Task directions |
Begin at the first line of the data and copy each line through the one containing "const zeroEnds = [0.7, 0.7, 0.677, 0.7];", that line included, with no pictures.

··········

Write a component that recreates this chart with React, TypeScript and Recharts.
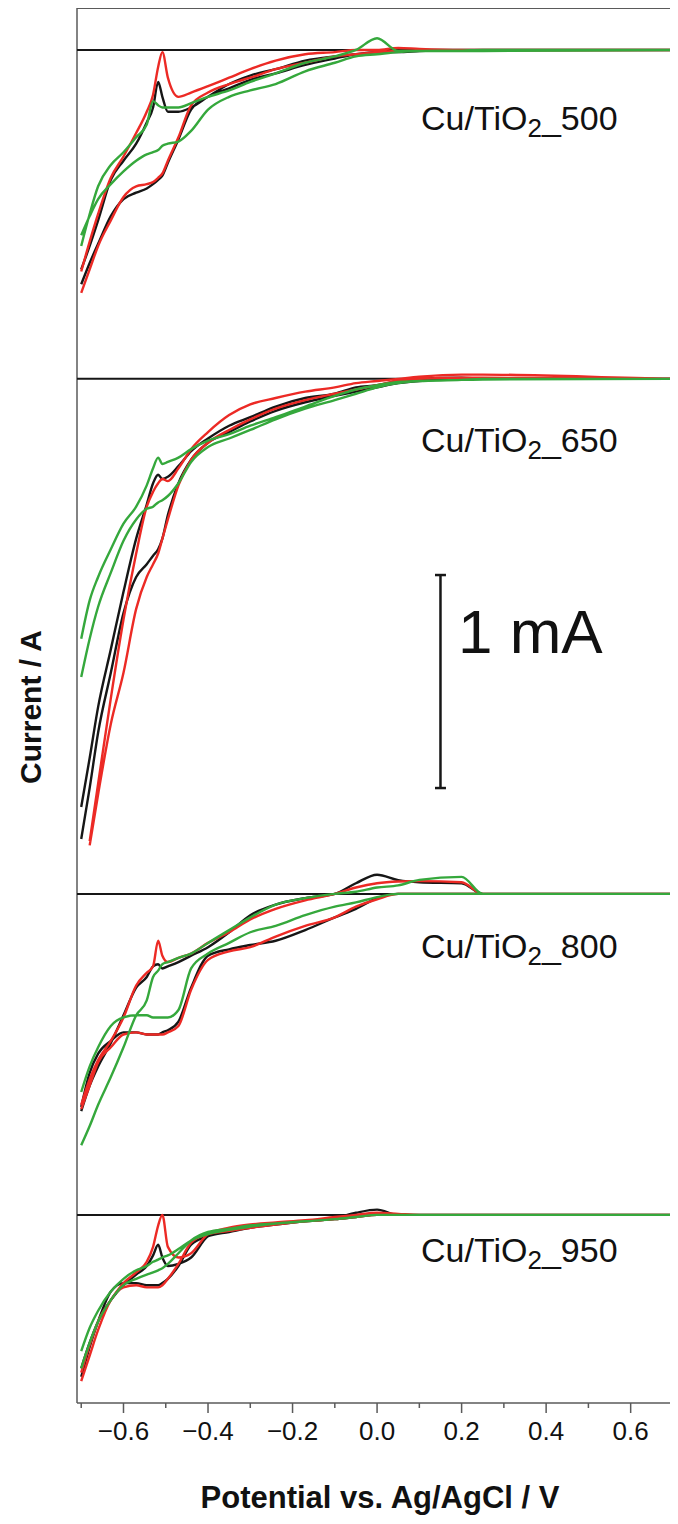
import { LineChart, Line, XAxis, YAxis, ReferenceLine } from 'recharts';

// potential grid (V vs. Ag/AgCl) shared by every branch
const potential = [-0.70, -0.68, -0.66, -0.63, -0.60, -0.57, -0.545, -0.53, -0.518, -0.508, -0.495, -0.47, -0.44, -0.40, -0.35, -0.30, -0.24, -0.17, -0.10, -0.05, 0.0, 0.05, 0.10, 0.2, 0.25, 0.7];

const xTicks = [-0.7, -0.6, -0.5, -0.4, -0.3, -0.2, -0.1, 0.0, 0.1, 0.2, 0.3, 0.4, 0.5, 0.6, 0.7];

const samples = ['500', '650', '800', '950'];
// zero line of each stacked voltammogram (mA on the stacked axis) and where it stops
const offsets = [6.352, 4.808, 2.39, 0.883];
const zeroEnds = [0.7, 0.7, 0.677, 0.7];

// current in mA, relative to each zero line; "Up" = branch with the spike, "Dn" = return branch
const bk500Up = [-1.03, -0.92, -0.80, -0.61, -0.52, -0.44, -0.34, -0.27, -0.15, -0.22, -0.29, -0.29, -0.27, -0.22, -0.16, -0.12, -0.09, -0.05, -0.03, -0.02, -0.01, 0, 0, 0, 0, 0];
const bk500Dn = [-1.10, -1.00, -0.91, -0.78, -0.70, -0.67, -0.65, -0.63, -0.61, -0.59, -0.53, -0.42, -0.28, -0.22, -0.18, -0.14, -0.11, -0.07, -0.04, -0.02, -0.01, -0.01, -0.005, 0, 0, 0];
const rd500Up = [-1.04, -0.90, -0.77, -0.60, -0.50, -0.39, -0.29, -0.21, -0.08, -0.01, -0.13, -0.22, -0.20, -0.17, -0.13, -0.09, -0.05, -0.02, -0.01, 0.0, 0.0, 0.01, 0.005, 0, 0, 0];
const rd500Dn = [-1.14, -1.03, -0.92, -0.80, -0.69, -0.64, -0.63, -0.62, -0.60, -0.58, -0.52, -0.41, -0.26, -0.20, -0.16, -0.13, -0.09, -0.06, -0.03, -0.02, -0.01, -0.005, -0.003, -0.003, -0.002, 0];
const gn500Up = [-0.92, -0.77, -0.64, -0.54, -0.48, -0.41, -0.35, -0.24, -0.26, -0.27, -0.27, -0.27, -0.25, -0.22, -0.19, -0.15, -0.11, -0.06, -0.03, 0.0, 0.055, -0.005, -0.005, -0.005, -0.005, 0];
const gn500Dn = [-0.87, -0.78, -0.70, -0.63, -0.57, -0.52, -0.49, -0.48, -0.47, -0.45, -0.44, -0.43, -0.38, -0.28, -0.22, -0.19, -0.16, -0.10, -0.06, -0.03, -0.02, -0.01, -0.005, -0.003, 0, 0];

const bk650Up = [-2.01, -1.78, -1.54, -1.27, -1.00, -0.75, -0.59, -0.49, -0.45, -0.47, -0.46, -0.41, -0.34, -0.28, -0.22, -0.18, -0.13, -0.09, -0.07, -0.04, -0.03, -0.01, 0.0, 0.005, 0.0, 0.0];
const bk650Dn = [-2.16, -1.92, -1.66, -1.38, -1.10, -0.93, -0.87, -0.83, -0.80, -0.75, -0.64, -0.49, -0.38, -0.30, -0.25, -0.20, -0.15, -0.11, -0.08, -0.06, -0.04, -0.02, -0.01, 0, 0, 0];
const rd650Up = [null, -2.17, -1.90, -1.50, -1.13, -0.82, -0.60, -0.53, -0.49, -0.47, -0.48, -0.42, -0.33, -0.25, -0.17, -0.12, -0.09, -0.06, -0.04, -0.02, -0.01, 0.0, 0.01, 0.02, 0.02, 0.0];
const rd650Dn = [null, -2.19, -1.95, -1.62, -1.38, -1.08, -0.93, -0.87, -0.82, -0.75, -0.66, -0.50, -0.38, -0.30, -0.24, -0.19, -0.14, -0.10, -0.07, -0.05, -0.03, -0.01, 0.0, 0.005, 0.005, 0];
const gn650Up = [-1.22, -1.04, -0.93, -0.80, -0.68, -0.60, -0.50, -0.42, -0.37, -0.40, -0.39, -0.37, -0.33, -0.29, -0.26, -0.22, -0.18, -0.13, -0.08, -0.05, -0.03, -0.015, -0.01, -0.005, 0, 0];
const gn650Dn = [-1.40, -1.22, -1.07, -0.91, -0.76, -0.66, -0.61, -0.60, -0.58, -0.57, -0.55, -0.49, -0.39, -0.32, -0.28, -0.24, -0.19, -0.14, -0.10, -0.07, -0.04, -0.02, -0.01, -0.005, -0.003, 0];

const bk800Up = [-1.02, -0.90, -0.81, -0.70, -0.57, -0.44, -0.39, -0.34, -0.33, -0.35, -0.34, -0.32, -0.29, -0.25, -0.18, -0.10, -0.05, -0.02, 0.0, 0.05, 0.09, 0.065, 0.055, 0.05, 0, 0];
const bk800Dn = [-1.00, -0.84, -0.75, -0.69, -0.65, -0.65, -0.66, -0.66, -0.66, -0.65, -0.64, -0.60, -0.44, -0.29, -0.26, -0.24, -0.22, -0.17, -0.11, -0.07, -0.02, 0, 0, 0, 0, 0];
const rd800Up = [-0.99, -0.87, -0.78, -0.69, -0.58, -0.43, -0.37, -0.34, -0.22, -0.29, -0.32, -0.30, -0.28, -0.23, -0.18, -0.12, -0.07, -0.03, 0.0, 0.03, 0.05, 0.058, 0.06, 0.055, 0, 0];
const rd800Dn = [-1.01, -0.90, -0.79, -0.72, -0.66, -0.65, -0.66, -0.66, -0.66, -0.66, -0.65, -0.62, -0.45, -0.31, -0.27, -0.25, -0.20, -0.15, -0.11, -0.06, -0.025, 0, 0, 0, 0, 0];
const gn800Up = [-1.18, -1.09, -0.99, -0.86, -0.72, -0.57, -0.50, -0.39, -0.36, -0.33, -0.32, -0.30, -0.28, -0.23, -0.17, -0.11, -0.05, -0.02, 0.0, 0.01, 0.03, 0.04, 0.066, 0.08, 0, 0];
const gn800Dn = [-0.93, -0.81, -0.72, -0.62, -0.58, -0.57, -0.57, -0.58, -0.58, -0.58, -0.58, -0.545, -0.35, -0.28, -0.23, -0.18, -0.15, -0.10, -0.06, -0.04, -0.015, 0, 0, 0, 0, 0];

const bk950Up = [-0.72, -0.60, -0.50, -0.40, -0.33, -0.28, -0.24, -0.19, -0.14, -0.20, -0.24, -0.23, -0.20, -0.10, -0.07, -0.05, -0.04, -0.03, -0.015, 0.01, 0.025, 0, 0, 0, 0, 0];
const bk950Dn = [-0.76, -0.62, -0.50, -0.36, -0.32, -0.32, -0.33, -0.33, -0.33, -0.32, -0.30, -0.24, -0.14, -0.10, -0.08, -0.06, -0.045, -0.03, -0.02, -0.01, 0, 0, 0, 0, 0, 0];
const rd950Up = [-0.74, -0.61, -0.50, -0.40, -0.32, -0.27, -0.22, -0.15, -0.05, 0.0, -0.15, -0.20, -0.18, -0.09, -0.06, -0.045, -0.035, -0.025, -0.01, 0, 0.01, 0.005, 0, 0, 0, 0];
const rd950Dn = [-0.78, -0.66, -0.54, -0.40, -0.34, -0.33, -0.34, -0.34, -0.34, -0.33, -0.30, -0.23, -0.13, -0.09, -0.075, -0.06, -0.045, -0.03, -0.02, -0.01, 0, 0, 0, 0, 0, 0];
const gn950Up = [-0.64, -0.53, -0.45, -0.36, -0.30, -0.26, -0.24, -0.22, -0.21, -0.20, -0.19, -0.16, -0.12, -0.09, -0.07, -0.055, -0.04, -0.03, -0.02, -0.01, 0, 0, 0, 0, 0, 0];
const gn950Dn = [-0.72, -0.60, -0.50, -0.40, -0.33, -0.30, -0.28, -0.27, -0.26, -0.25, -0.23, -0.18, -0.12, -0.08, -0.065, -0.05, -0.04, -0.03, -0.02, -0.01, 0, 0, 0, 0, 0, 0];

const BLACK = '#161616';
const RED = '#ec2a25';
const GREEN = '#35a83c';
const AXIS = '#5a5a5a';

const X_MIN = -0.71;
const X_MAX = 0.712;
const Y_MAX = 6.549;

// 1 mA scale bar
const barX = 0.15;
const barTop = 3.887;

type Pt = { x: number; y: number };

const branch = (off: number, cur: (number | null)[]): Pt[] =>
  cur
    .map((c, i) => (c === null ? null : { x: potential[i], y: off + c }))
    .filter((p): p is Pt => p !== null);

const loop = (off: number, up: (number | null)[], dn: (number | null)[]) =>
  [...branch(off, up), ...branch(off, dn).reverse()];

const curves = [
  { s: 0, color: BLACK, up: bk500Up, dn: bk500Dn },
  { s: 0, color: RED, up: rd500Up, dn: rd500Dn },
  { s: 0, color: GREEN, up: gn500Up, dn: gn500Dn },
  { s: 1, color: BLACK, up: bk650Up, dn: bk650Dn },
  { s: 1, color: RED, up: rd650Up, dn: rd650Dn },
  { s: 1, color: GREEN, up: gn650Up, dn: gn650Dn },
  { s: 2, color: BLACK, up: bk800Up, dn: bk800Dn },
  { s: 2, color: RED, up: rd800Up, dn: rd800Dn },
  { s: 2, color: GREEN, up: gn800Up, dn: gn800Dn },
  { s: 3, color: BLACK, up: bk950Up, dn: bk950Dn },
  { s: 3, color: RED, up: rd950Up, dn: rd950Dn },
  { s: 3, color: GREEN, up: gn950Up, dn: gn950Dn },
];

const labelY = [130, 452, 958, 1262];

const fmt = (v: number) => (v < -0.001 ? '\u2212' + Math.abs(v).toFixed(1) : Math.abs(v).toFixed(1));

const XTick = (props: any) => {
  const { x, y, payload } = props;
  const v = payload.value as number;
  const major = Math.round(Math.abs(v) * 10) % 2 === 0;
  return (
    <g>
      <line x1={x} x2={x} y1={y} y2={y + (major ? 10 : 5)} stroke={AXIS} strokeWidth={1.5} />
      {major && (
        <text x={x} y={y + 37} textAnchor="middle" fontSize={26} fontFamily="'Liberation Sans', Arial, sans-serif" fill="#111">
          {fmt(v)}
        </text>
      )}
    </g>
  );
};

export default function App() {
  const font = "'Liberation Sans', Arial, sans-serif";
  return (
    <div style={{ position: 'relative', width: 678, height: 1524, margin: -8, background: '#fff' }}>
      <LineChart width={678} height={1524} margin={{ top: 8, right: 0, bottom: 0, left: 77 }}>
        <XAxis
          type="number"
          dataKey="x"
          domain={[X_MIN, X_MAX]}
          allowDataOverflow
          ticks={xTicks}
          interval={0}
          height={121}
          tickSize={0}
          tickMargin={0}
          tickLine={false}
          tick={<XTick />}
          axisLine={{ stroke: AXIS, strokeWidth: 1.5 }}
        />
        <YAxis type="number" domain={[0, Y_MAX]} allowDataOverflow hide />
        <ReferenceLine y={Y_MAX} stroke={AXIS} strokeWidth={2} />
        <ReferenceLine x={X_MIN} stroke={AXIS} strokeWidth={1.5} />
        {offsets.map((off, i) => (
          <ReferenceLine
            key={'zero' + i}
            segment={[{ x: X_MIN, y: off }, { x: zeroEnds[i], y: off }]}
            stroke={BLACK}
            strokeWidth={2}
          />
        ))}
        <ReferenceLine segment={[{ x: barX, y: barTop }, { x: barX, y: barTop - 1 }]} stroke={BLACK} strokeWidth={2.5} />
        <ReferenceLine segment={[{ x: barX - 0.013, y: barTop }, { x: barX + 0.013, y: barTop }]} stroke={BLACK} strokeWidth={2.5} />
        <ReferenceLine segment={[{ x: barX - 0.013, y: barTop - 1 }, { x: barX + 0.013, y: barTop - 1 }]} stroke={BLACK} strokeWidth={2.5} />
        {curves.map((c, i) => (
          <Line
            key={'cv' + i}
            data={loop(offsets[c.s], c.up, c.dn)}
            dataKey="y"
            type="monotone"
            stroke={c.color}
            strokeWidth={2.4}
            dot={false}
            activeDot={false}
            isAnimationActive={false}
          />
        ))}
      </LineChart>
      <svg width={678} height={1524} style={{ position: 'absolute', left: 0, top: 0, pointerEvents: 'none' }}>
        {samples.map((s, i) => (
          <text key={s} x={421} y={labelY[i]} fontSize={34} fontFamily={font} fill="#111">
            Cu/TiO
            <tspan fontSize={26} dy={7}>2</tspan>
            <tspan fontSize={34} dy={-7}>_{s}</tspan>
          </text>
        ))}
        <text x={458} y={653} fontSize={62} fontFamily={font} fill="#111">1 mA</text>
        <text
          transform="translate(41, 707) rotate(-90)"
          textAnchor="middle"
          fontSize={30}
          fontWeight="bold"
          fontFamily={font}
          fill="#111"
        >
          Current / A
        </text>
        <text x={380} y={1508} textAnchor="middle" fontSize={31} fontWeight="bold" fontFamily={font} fill="#111">
          Potential vs. Ag/AgCl / V
        </text>
      </svg>
    </div>
  );
}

··········

Worked answer |
Write a component that recreates this chart with React, TypeScript and Recharts.
import { LineChart, Line, XAxis, YAxis, ReferenceLine } from 'recharts';

// potential grid (V vs. Ag/AgCl) shared by every branch
const potential = [-0.70, -0.68, -0.66, -0.63, -0.60, -0.57, -0.545, -0.53, -0.518, -0.508, -0.495, -0.47, -0.44, -0.40, -0.35, -0.30, -0.24, -0.17, -0.10, -0.05, 0.0, 0.05, 0.10, 0.2, 0.25, 0.7];

const xTicks = [-0.7, -0.6, -0.5, -0.4, -0.3, -0.2, -0.1, 0.0, 0.1, 0.2, 0.3, 0.4, 0.5, 0.6, 0.7];

const samples = ['500', '650', '800', '950'];
// zero line of each stacked voltammogram (mA on the stacked axis) and where it stops
const offsets = [6.352, 4.808, 2.39, 0.883];
const zeroEnds = [0.7, 0.7, 0.677, 0.7];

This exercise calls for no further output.